* _WHAT NEEDS TO BE DONE_
Pull out exactly the lines from the line containing "Convert this chart to matplotlib code." to the line containing "y_ticks = [0, 200, 400, 600, 800, 1000]", both lines included, with pictures removed from the copy.

* _PROVIDED RECORDS_

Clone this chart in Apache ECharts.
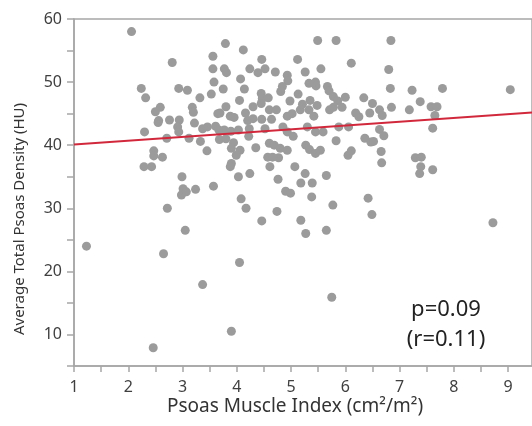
<!DOCTYPE html>
<html>
    <head>
        <meta charset="UTF-8">
        <title>Psoas Muscle Index vs Psoas Density</title>
        <style type="text/css">
            body,html{ margin: 0; padding: 0; width: 100vw; height: 100vh; overflow: hidden; background: #fff;}
            .chart-box{ width: 532px; height: 426px;}
        </style>
    </head>
    <body>
        <div class="chart-box" id="chart"></div>

        <script src="https://cdn.jsdelivr.net/npm/echarts/dist/echarts.min.js" type="text/javascript" charset="utf-8"></script>
        <script type="text/javascript">
            // axis ticks (labels only on the whole steps)
            var xTickStep = 0.5;
            var xLabelStep = 1;
            var yTickStep = 5;
            var yLabelStep = 10;

            // [PMI (cm2/m2), average psoas density (HU)]
            var points = [
                [2.06,58.0],[3.56,54.1],[2.81,53.1],[3.56,52.1],[3.58,50.0],[2.24,49.0],[2.93,49.0],[3.09,48.7],
                [2.32,47.5],[3.32,47.5],[3.53,48.1],[2.59,46.0],[2.50,45.3],[3.18,46.0],[3.20,45.2],[3.65,45.0],
                [2.56,43.9],[2.76,44.0],[2.94,44.0],[2.91,42.9],[3.22,43.5],[3.37,42.6],[3.46,42.9],[2.93,42.1],
                [2.30,42.1],[2.71,41.1],[3.12,41.1],[3.33,40.6],[2.47,39.1],[2.63,38.1],[2.47,38.3],[3.45,39.1],
                [2.55,43.6],[2.29,36.6],[2.43,36.6],[2.99,35.0],[3.01,33.1],[2.98,32.1],[3.07,32.6],[3.24,33.0],
                [3.57,33.5],[2.72,30.0],[3.05,26.5],[1.23,24.0],[2.65,22.8],[2.46,7.9],[3.37,17.9],[3.90,10.5],
                [4.05,21.4],[5.75,15.9],
                [4.77,38.0],[6.05,38.4],[3.90,37.1],[3.88,36.6],[4.61,36.6],[5.07,36.6],[5.26,35.5],[5.65,35.2],
                [4.03,35.0],[4.24,35.5],[4.76,34.6],[5.18,34.0],[5.39,34.0],[4.90,32.7],[4.99,32.4],[4.08,31.5],
                [5.38,31.8],[4.17,30.0],[4.74,29.5],[5.77,30.5],[4.46,28.0],[5.18,28.1],[5.27,26.0],[5.65,26.5],
                [6.66,39.0],[6.67,37.2],[7.29,38.0],[7.40,38.1],[7.39,36.6],[7.37,35.5],[7.61,36.1],[6.42,31.6],
                [6.49,29.0],[8.72,27.7],
                [6.84,56.6],[6.80,52.0],[6.83,49.0],[7.23,48.7],[7.79,49.0],[9.04,48.8],[6.34,47.5],[6.50,46.6],
                [6.45,45.1],[6.63,45.6],[6.68,44.7],[6.25,44.5],[6.85,46.0],[7.18,45.6],[7.38,46.9],[7.58,46.1],
                [7.69,46.1],[7.65,44.7],[7.61,42.7],[6.63,42.5],[6.71,41.5],[6.36,41.1],[6.47,40.5],[6.52,40.6],
                [3.79,56.1],[4.12,55.1],[5.49,56.6],[5.83,56.6],[4.46,53.6],[5.12,53.6],[6.11,53.0],[3.77,52.1],
                [3.81,51.5],[4.24,52.1],[4.39,51.5],[4.52,52.1],[4.71,51.6],[4.93,51.1],[4.94,50.2],[5.26,51.6],
                [5.55,52.1],[4.07,50.5],[3.75,48.9],[4.14,48.9],[4.84,49.3],[4.81,48.5],[5.33,49.8],[5.45,50.0],
                [5.46,49.4],[5.67,49.3],[5.70,48.6],[4.45,48.2],[4.47,47.4],[4.58,47.5],[4.98,47.0],[5.13,48.1],
                [4.05,47.1],[5.35,47.1],[5.78,47.7],[5.86,47.0],[6.00,47.6],[4.45,46.6],[4.60,45.6],[4.73,45.6],
                [4.93,44.6],[5.02,45.0],[5.17,45.6],[5.21,46.5],[5.33,45.6],[5.48,46.3],[5.42,44.6],[5.71,45.6],
                [5.78,46.0],[5.94,46.0],[6.19,45.1],[3.69,45.1],[3.80,46.1],[3.88,44.6],[3.95,44.4],[4.16,45.1],
                [4.30,46.1],[4.20,43.9],[4.30,44.2],[4.46,44.1],[4.64,44.1],[3.61,43.0],[3.67,42.4],[3.77,42.4],
                [3.89,42.2],[4.03,42.4],[4.23,42.6],[4.52,42.6],[4.85,42.9],[4.93,42.1],[5.04,41.4],[5.30,42.9],
                [5.45,42.1],[5.59,42.1],[5.88,42.9],[6.06,42.9],[5.83,40.7],[6.11,39.1],[3.68,40.9],[3.80,41.0],
                [3.94,40.4],[4.22,41.4],[4.60,40.3],[4.69,40.0],[4.80,39.5],[5.27,40.0],[5.34,39.3],[3.90,39.5],
                [4.06,39.2],[3.99,38.4],[4.35,39.6],[4.57,38.1],[4.66,38.1],[4.93,39.2],[5.54,39.2],[5.45,38.7]
            ];

            // linear fit, end points
            var fitLine = [[1, 40.1], [9.44, 45.2]];
            var statText = ['p=0.09', '(r=0.11)'];
            var xTitle = 'Psoas Muscle Index (cm²/m²)';
            var yTitle = 'Average Total Psoas Density (HU)';

            var axisColor = '#a6a6a6';
            var textColor = '#404040';
            var fontName = 'Noto Sans';

            var dom = document.getElementById('chart');
            var myChart = echarts.init(dom, null, {renderer: 'canvas'});

            var option = {
                animation: false,
                grid: {
                    left: 74,
                    right: -2,
                    top: 19,
                    bottom: 60,
                    show: true,
                    borderColor: axisColor,
                    borderWidth: 1.5,
                    backgroundColor: 'transparent'
                },
                xAxis: {
                    type: 'value',
                    min: 1,
                    max: 9.44,
                    interval: xTickStep,
                    splitLine: { show: false },
                    axisLine: { show: true, lineStyle: { color: axisColor, width: 1.5 } },
                    axisTick: { show: true, inside: false, length: 6, lineStyle: { color: axisColor, width: 1.5 } },
                    axisLabel: {
                        show: true,
                        margin: 13,
                        color: textColor,
                        fontSize: 16,
                        fontFamily: fontName,
                        showMaxLabel: false,
                        formatter: function (v) {
                            return Math.abs(v / xLabelStep - Math.round(v / xLabelStep)) < 1e-6 ? String(v) : '';
                        }
                    }
                },
                yAxis: {
                    type: 'value',
                    min: 5,
                    max: 60,
                    interval: yTickStep,
                    splitLine: { show: false },
                    axisLine: { show: true, lineStyle: { color: axisColor, width: 1.5 } },
                    axisTick: { show: true, inside: false, length: 7, lineStyle: { color: axisColor, width: 1.5 } },
                    axisLabel: {
                        show: true,
                        margin: 12,
                        color: textColor,
                        fontSize: 16,
                        fontFamily: fontName,
                        formatter: function (v) {
                            return v % yLabelStep === 0 ? String(v) : '';
                        }
                    }
                },
                graphic: [{
                    type: 'text',
                    x: 20,
                    y: 219,
                    rotation: Math.PI / 2,
                    style: {
                        text: yTitle,
                        fill: '#333',
                        font: '15px "Noto Sans"',
                        align: 'center',
                        verticalAlign: 'middle'
                    }
                }, {
                    type: 'text',
                    x: 295,
                    y: 407,
                    style: {
                        text: xTitle,
                        fill: '#333',
                        font: '19px "Noto Sans"',
                        align: 'center',
                        verticalAlign: 'middle'
                    }
                }, {
                    type: 'text',
                    x: 446,
                    y: 325,
                    style: {
                        text: statText.join('\n'),
                        fill: '#222',
                        font: '22px "Noto Sans"',
                        align: 'center',
                        verticalAlign: 'middle',
                        lineHeight: 30
                    }
                }],
                series: [{
                    type: 'scatter',
                    symbolSize: 9,
                    itemStyle: { color: '#9b9b9b', opacity: 1 },
                    data: points,
                    z: 2
                }, {
                    type: 'line',
                    symbol: 'none',
                    lineStyle: { color: '#d2283c', width: 2 },
                    data: fitLine,
                    z: 3
                }]
            };

            myChart.setOption(option, true);
            window.addEventListener('resize', function() {
                myChart.resize();
            });
        </script>
    </body>
</html>
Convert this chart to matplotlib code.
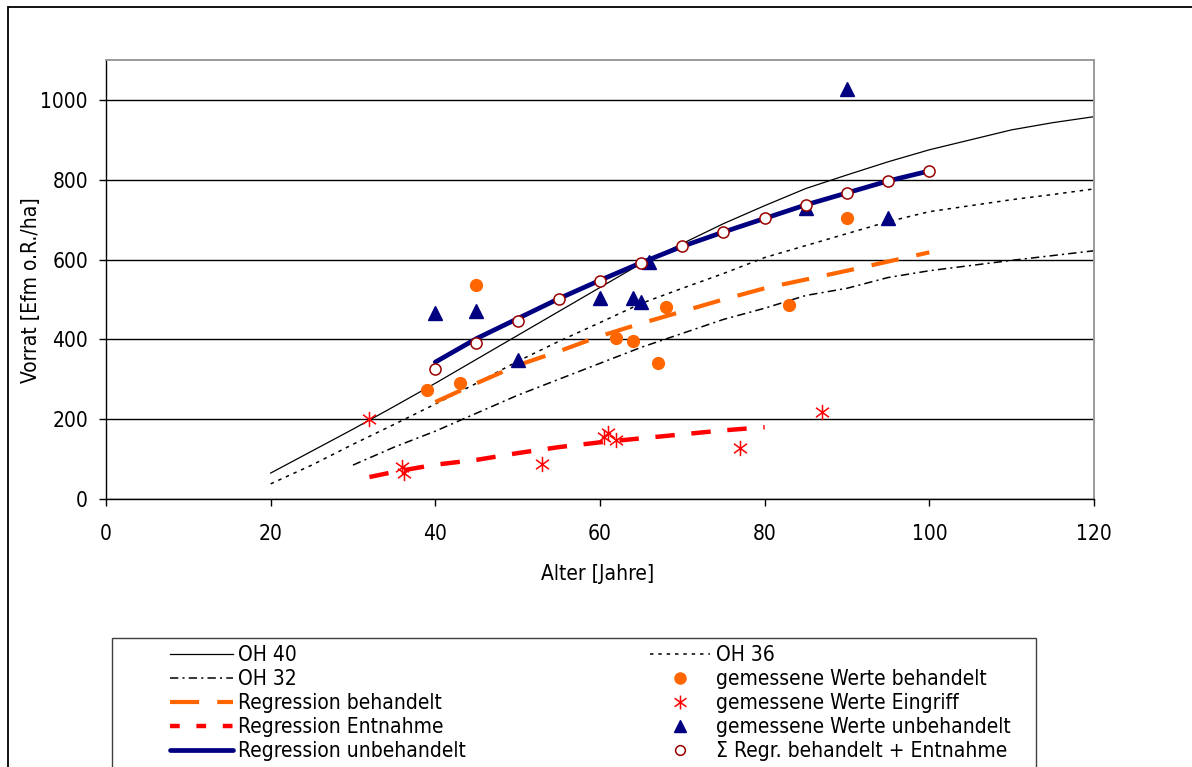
import os
import matplotlib
matplotlib.use("Agg")
import matplotlib.pyplot as plt
from matplotlib import font_manager as fm
from matplotlib.lines import Line2D
from matplotlib.patches import Rectangle
from matplotlib.path import Path

# ---- font: condensed DejaVu if available ----
font_name, font_stretch = "DejaVu Sans", "normal"
for f in fm.fontManager.ttflist:
    if os.path.basename(f.fname) == "DejaVuSansCondensed.ttf":
        font_name, font_stretch = f.name, f.stretch
        break
plt.rcParams["font.family"] = font_name
plt.rcParams["font.stretch"] = font_stretch
plt.rcParams["lines.scale_dashes"] = False

# ---- data ----
oh_age = [20, 25, 30, 35, 40, 45, 50, 55, 60, 65, 70, 75, 80, 85, 90, 95, 100, 105, 110, 115, 120]
oh40 = [65, 120, 175, 232, 290, 350, 410, 470, 530, 590, 640, 690, 735, 778, 812, 845, 875, 900, 925, 943, 958]
oh36 = [38, 85, 137, 187, 238, 290, 345, 395, 442, 490, 528, 565, 605, 635, 665, 695, 720, 735, 750, 763, 777]

oh32_age = [30, 35, 40, 45, 50, 55, 60, 65, 70, 75, 80, 85, 90, 95, 100, 105, 110, 115, 120]
oh32 = [85, 130, 170, 215, 260, 300, 340, 380, 415, 450, 478, 510, 528, 555, 572, 585, 598, 610, 622]

reg_age = [40, 45, 50, 55, 60, 65, 70, 75, 80, 85, 90, 95, 100]
reg_behandelt = [243, 290, 335, 370, 408, 440, 470, 500, 528, 550, 572, 595, 618]
reg_unbehandelt = [343, 402, 452, 502, 548, 592, 633, 669, 703, 737, 767, 797, 822]
sum_beh_entn = [325, 391, 447, 500, 546, 591, 633, 669, 703, 737, 767, 797, 823]

entn_age = [32, 35, 40, 45, 50, 55, 60, 65, 70, 75, 80]
reg_entnahme = [55, 68, 86, 98, 115, 130, 142, 152, 162, 172, 180]

beh_age = [39, 43, 45, 62, 64, 67, 68, 83, 90]
beh_vorrat = [272, 291, 537, 404, 397, 341, 481, 487, 703]

eingriff_age = [32, 36, 36.2, 53, 60.5, 61, 62, 77, 87]
eingriff_vorrat = [200, 80, 65, 87, 155, 165, 147, 127, 218]

unbeh_age = [40, 45, 50, 60, 64, 65, 66, 85, 90, 95]
unbeh_vorrat = [467, 470, 349, 504, 504, 493, 593, 728, 1028, 703]

x_ticks = [0, 20, 40, 60, 80, 100, 120]
y_ticks = [0, 200, 400, 600, 800, 1000]

# ---- styles ----
NAVY = "#000080"
ORANGE = "#FF6600"
RED = "#FF0000"
DARKRED = "#990000"
FS = 15

star = Path(
    [(0, -1), (0, 1), (-0.85, -0.62), (0.85, 0.62), (-0.85, 0.62), (0.85, -0.62)],
    [Path.MOVETO, Path.LINETO, Path.MOVETO, Path.LINETO, Path.MOVETO, Path.LINETO],
)

W, H = 1192, 767
fig = plt.figure(figsize=(W / 100, H / 100), dpi=100)
ax = fig.add_axes([106 / W, 1 - 499 / H, (1094 - 106) / W, (499 - 60) / H])

ax.set_xlim(0, 120)
ax.set_ylim(0, 1100)
ax.set_xticks(x_ticks)
ax.set_yticks(y_ticks)
ax.yaxis.grid(True, color="black", lw=1.0)
ax.set_axisbelow(True)

for s in ("top", "right"):
    ax.spines[s].set_color("#9a9a9a")
    ax.spines[s].set_linewidth(1.4)
for s in ("left", "bottom"):
    ax.spines[s].set_color("black")
    ax.spines[s].set_linewidth(1.0)

ax.tick_params(axis="both", direction="out", length=5, width=1.0, labelsize=FS, color="black")
ax.tick_params(axis="x", pad=13)
ax.tick_params(axis="y", pad=8)

ax.set_xlabel("Alter [Jahre]", fontsize=FS)
ax.set_ylabel("Vorrat [Efm o.R./ha]", fontsize=FS)
ax.xaxis.set_label_coords(0.498, -0.147)
ax.yaxis.set_label_coords(-0.066, 0.475)

# reference curves
ax.plot(oh_age, oh40, color="black", lw=0.9)
ax.plot(oh_age, oh36, color="black", lw=1.1, dashes=(2.5, 3.5))
ax.plot(oh32_age, oh32, color="black", lw=1.1, dashes=(6, 3, 1.5, 3))

# regressions
ax.plot(reg_age, reg_behandelt, color=ORANGE, lw=3.0, dashes=(20, 13))
ax.plot(entn_age, reg_entnahme, color=RED, lw=3.2, dashes=(14, 12))
ax.plot(reg_age, reg_unbehandelt, color=NAVY, lw=3.4, solid_capstyle="round")

# measured values
ax.plot(beh_age, beh_vorrat, ls="none", marker="o", ms=8.5, color=ORANGE, mec=ORANGE)
ax.plot(eingriff_age, eingriff_vorrat, ls="none", marker=star, ms=11, mew=1.1,
        mec=RED, mfc="none")
ax.plot(unbeh_age, unbeh_vorrat, ls="none", marker="^", ms=9.5, color=NAVY, mec=NAVY)
ax.plot(reg_age, sum_beh_entn, ls="none", marker="o", ms=8, mew=1.1, mec=DARKRED, mfc="white")

# ---- legend ----
h_left = [
    Line2D([], [], color="black", lw=0.9),
    Line2D([], [], color="black", lw=1.1, dashes=(6, 3, 1.5, 3)),
    Line2D([], [], color=ORANGE, lw=3.0, dashes=(21, 13)),
    Line2D([], [], color=RED, lw=3.2, dashes=(7, 12)),
    Line2D([], [], color=NAVY, lw=3.4, solid_capstyle="round"),
]
l_left = ["OH 40", "OH 32", "Regression behandelt", "Regression Entnahme", "Regression unbehandelt"]
h_right = [
    Line2D([], [], color="black", lw=1.1, dashes=(2.5, 3.5)),
    Line2D([], [], ls="none", marker="o", ms=8, color=ORANGE),
    Line2D([], [], ls="none", marker=star, ms=10, mew=1.1, mec=RED, mfc="none"),
    Line2D([], [], ls="none", marker="^", ms=9, color=NAVY),
    Line2D([], [], ls="none", marker="o", ms=7, mew=1.1, mec=DARKRED, mfc="white"),
]
l_right = ["OH 36", "gemessene Werte behandelt", "gemessene Werte Eingriff",
           "gemessene Werte unbehandelt", "\u03a3 Regr. behandelt + Entnahme"]

leg_kw = dict(loc="upper left", frameon=False, fontsize=FS, borderpad=0, borderaxespad=0,
              handletextpad=0.25, labelspacing=0.19, numpoints=1)
fig.legend(h_left, l_left, bbox_to_anchor=(170 / W, 1 - 645 / H), handlelength=3.0, **leg_kw)
fig.legend(h_right, l_right, bbox_to_anchor=(650 / W, 1 - 645 / H), handlelength=2.9, **leg_kw)

# frames
fig.patches.append(Rectangle((112 / W, -0.1), (1036 - 112) / W, 1 - 638 / H + 0.1,
                             transform=fig.transFigure, fill=False, ec="#404040", lw=1.0))
fig.patches.append(Rectangle((8 / W, -0.1), 1.2, 1 - 7 / H + 0.1,
                             transform=fig.transFigure, fill=False, ec="black", lw=1.3))

fig.savefig("out.png", dpi=100)
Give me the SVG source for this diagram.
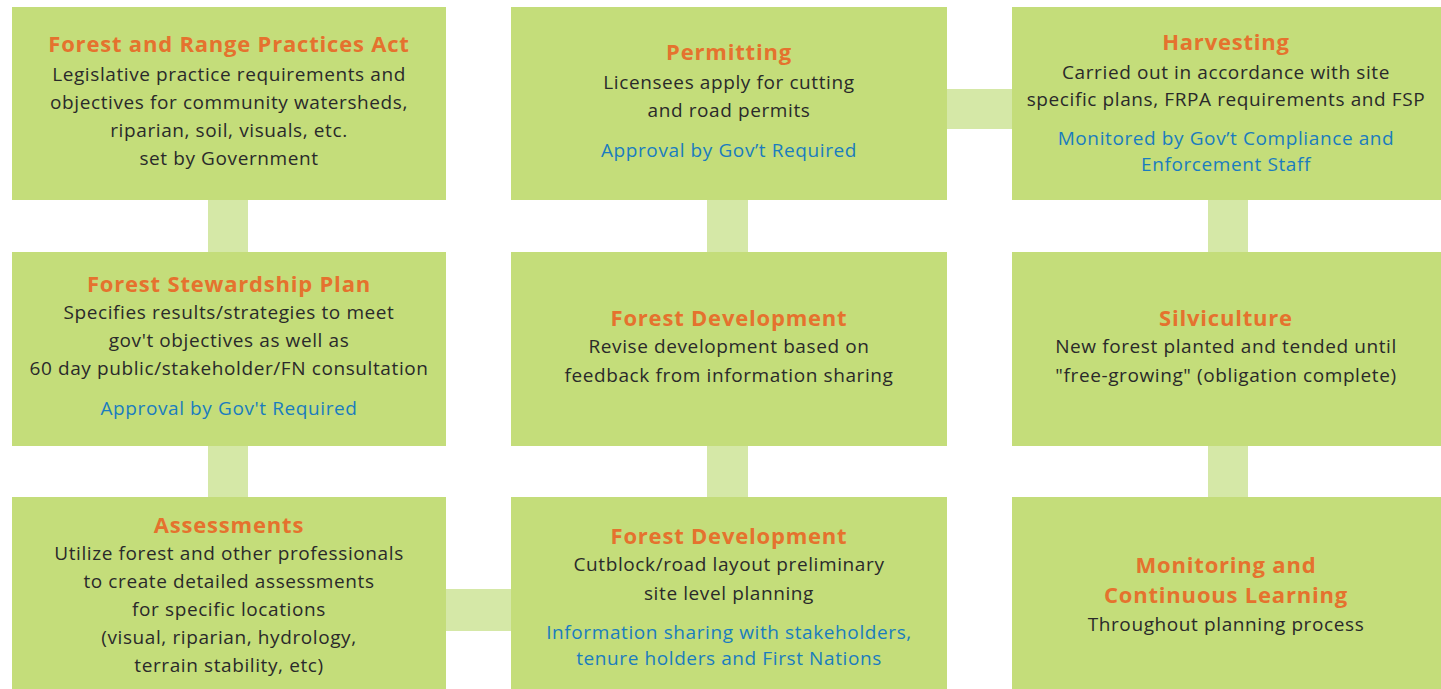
<svg xmlns="http://www.w3.org/2000/svg" width="1441" height="689" viewBox="0 0 1441 689">
<style>
.box{fill:#c4dd7a}
.con{fill:#d5e8a7}
text{font-family:"Open Sans","Liberation Sans",sans-serif;text-anchor:middle}
.t{font-size:22px;font-weight:bold;fill:#e5722e;letter-spacing:0.8px}
.b{font-size:19px;fill:#2a2a2a;letter-spacing:0.6px}
.bl{font-size:19px;fill:#1a7cbf;letter-spacing:0.6px}
</style>
<rect width="1441" height="689" fill="#ffffff"/>
<g id="connectors">
<rect class="con" x="208" y="200" width="40" height="52"/>
<rect class="con" x="208" y="446" width="40" height="51"/>
<rect class="con" x="707" y="200" width="41" height="52"/>
<rect class="con" x="707" y="446" width="41" height="51"/>
<rect class="con" x="1208" y="200" width="40" height="52"/>
<rect class="con" x="1208" y="446" width="40" height="51"/>
<rect class="con" x="947" y="89" width="65" height="40"/>
<rect class="con" x="446" y="589" width="65" height="42"/>
</g>
<g id="frpa">
<rect class="box" x="12" y="7" width="434" height="193"/>
<text class="t" x="229" y="52">Forest and Range Practices Act</text>
<text class="b" x="229" y="81">Legislative practice requirements and</text>
<text class="b" x="229" y="109">objectives for community watersheds,</text>
<text class="b" x="229" y="137">riparian, soil, visuals, etc.</text>
<text class="b" x="229" y="165">set by Government</text>
</g>
<g id="permitting">
<rect class="box" x="511" y="7" width="436" height="193"/>
<text class="t" x="729" y="60">Permitting</text>
<text class="b" x="729" y="89">Licensees apply for cutting</text>
<text class="b" x="729" y="117">and road permits</text>
<text class="bl" x="729" y="157">Approval by Gov’t Required</text>
</g>
<g id="harvesting">
<rect class="box" x="1012" y="7" width="429" height="193"/>
<text class="t" x="1226" y="50">Harvesting</text>
<text class="b" x="1226" y="79">Carried out in accordance with site</text>
<text class="b" x="1226" y="106">specific plans, FRPA requirements and FSP</text>
<text class="bl" x="1226" y="145">Monitored by Gov’t Compliance and</text>
<text class="bl" x="1226" y="171">Enforcement Staff</text>
</g>
<g id="fsp">
<rect class="box" x="12" y="252" width="434" height="194"/>
<text class="t" x="229" y="292">Forest Stewardship Plan</text>
<text class="b" x="229" y="319">Specifies results/strategies to meet</text>
<text class="b" x="229" y="347">gov't objectives as well as</text>
<text class="b" x="229" y="375">60 day public/stakeholder/FN consultation</text>
<text class="bl" x="229" y="415">Approval by Gov't Required</text>
</g>
<g id="forest-development-revise">
<rect class="box" x="511" y="252" width="436" height="194"/>
<text class="t" x="729" y="326">Forest Development</text>
<text class="b" x="729" y="353">Revise development based on</text>
<text class="b" x="729" y="382">feedback from information sharing</text>
</g>
<g id="silviculture">
<rect class="box" x="1012" y="252" width="429" height="194"/>
<text class="t" x="1226" y="326">Silviculture</text>
<text class="b" x="1226" y="353">New forest planted and tended until</text>
<text class="b" x="1226" y="382">"free-growing" (obligation complete)</text>
</g>
<g id="assessments">
<rect class="box" x="12" y="497" width="434" height="192"/>
<text class="t" x="229" y="533">Assessments</text>
<text class="b" x="229" y="560">Utilize forest and other professionals</text>
<text class="b" x="229" y="588">to create detailed assessments</text>
<text class="b" x="229" y="616">for specific locations</text>
<text class="b" x="229" y="644">(visual, riparian, hydrology,</text>
<text class="b" x="229" y="672">terrain stability, etc)</text>
</g>
<g id="forest-development-layout">
<rect class="box" x="511" y="497" width="436" height="192"/>
<text class="t" x="729" y="544">Forest Development</text>
<text class="b" x="729" y="571">Cutblock/road layout preliminary</text>
<text class="b" x="729" y="600">site level planning</text>
<text class="bl" x="729" y="639">Information sharing with stakeholders,</text>
<text class="bl" x="729" y="665">tenure holders and First Nations</text>
</g>
<g id="monitoring">
<rect class="box" x="1012" y="497" width="429" height="192"/>
<text class="t" x="1226" y="573">Monitoring and</text>
<text class="t" x="1226" y="603">Continuous Learning</text>
<text class="b" x="1226" y="631">Throughout planning process</text>
</g>
</svg>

* _OUTPUT OF THE TASK_
Convert this chart to matplotlib code.
import os
import matplotlib
matplotlib.use("Agg")
import matplotlib.pyplot as plt
from matplotlib import font_manager as fm
from matplotlib.lines import Line2D
from matplotlib.patches import Rectangle
from matplotlib.path import Path

# ---- font: condensed DejaVu if available ----
font_name, font_stretch = "DejaVu Sans", "normal"
for f in fm.fontManager.ttflist:
    if os.path.basename(f.fname) == "DejaVuSansCondensed.ttf":
        font_name, font_stretch = f.name, f.stretch
        break
plt.rcParams["font.family"] = font_name
plt.rcParams["font.stretch"] = font_stretch
plt.rcParams["lines.scale_dashes"] = False

# ---- data ----
oh_age = [20, 25, 30, 35, 40, 45, 50, 55, 60, 65, 70, 75, 80, 85, 90, 95, 100, 105, 110, 115, 120]
oh40 = [65, 120, 175, 232, 290, 350, 410, 470, 530, 590, 640, 690, 735, 778, 812, 845, 875, 900, 925, 943, 958]
oh36 = [38, 85, 137, 187, 238, 290, 345, 395, 442, 490, 528, 565, 605, 635, 665, 695, 720, 735, 750, 763, 777]

oh32_age = [30, 35, 40, 45, 50, 55, 60, 65, 70, 75, 80, 85, 90, 95, 100, 105, 110, 115, 120]
oh32 = [85, 130, 170, 215, 260, 300, 340, 380, 415, 450, 478, 510, 528, 555, 572, 585, 598, 610, 622]

reg_age = [40, 45, 50, 55, 60, 65, 70, 75, 80, 85, 90, 95, 100]
reg_behandelt = [243, 290, 335, 370, 408, 440, 470, 500, 528, 550, 572, 595, 618]
reg_unbehandelt = [343, 402, 452, 502, 548, 592, 633, 669, 703, 737, 767, 797, 822]
sum_beh_entn = [325, 391, 447, 500, 546, 591, 633, 669, 703, 737, 767, 797, 823]

entn_age = [32, 35, 40, 45, 50, 55, 60, 65, 70, 75, 80]
reg_entnahme = [55, 68, 86, 98, 115, 130, 142, 152, 162, 172, 180]

beh_age = [39, 43, 45, 62, 64, 67, 68, 83, 90]
beh_vorrat = [272, 291, 537, 404, 397, 341, 481, 487, 703]

eingriff_age = [32, 36, 36.2, 53, 60.5, 61, 62, 77, 87]
eingriff_vorrat = [200, 80, 65, 87, 155, 165, 147, 127, 218]

unbeh_age = [40, 45, 50, 60, 64, 65, 66, 85, 90, 95]
unbeh_vorrat = [467, 470, 349, 504, 504, 493, 593, 728, 1028, 703]

x_ticks = [0, 20, 40, 60, 80, 100, 120]
y_ticks = [0, 200, 400, 600, 800, 1000]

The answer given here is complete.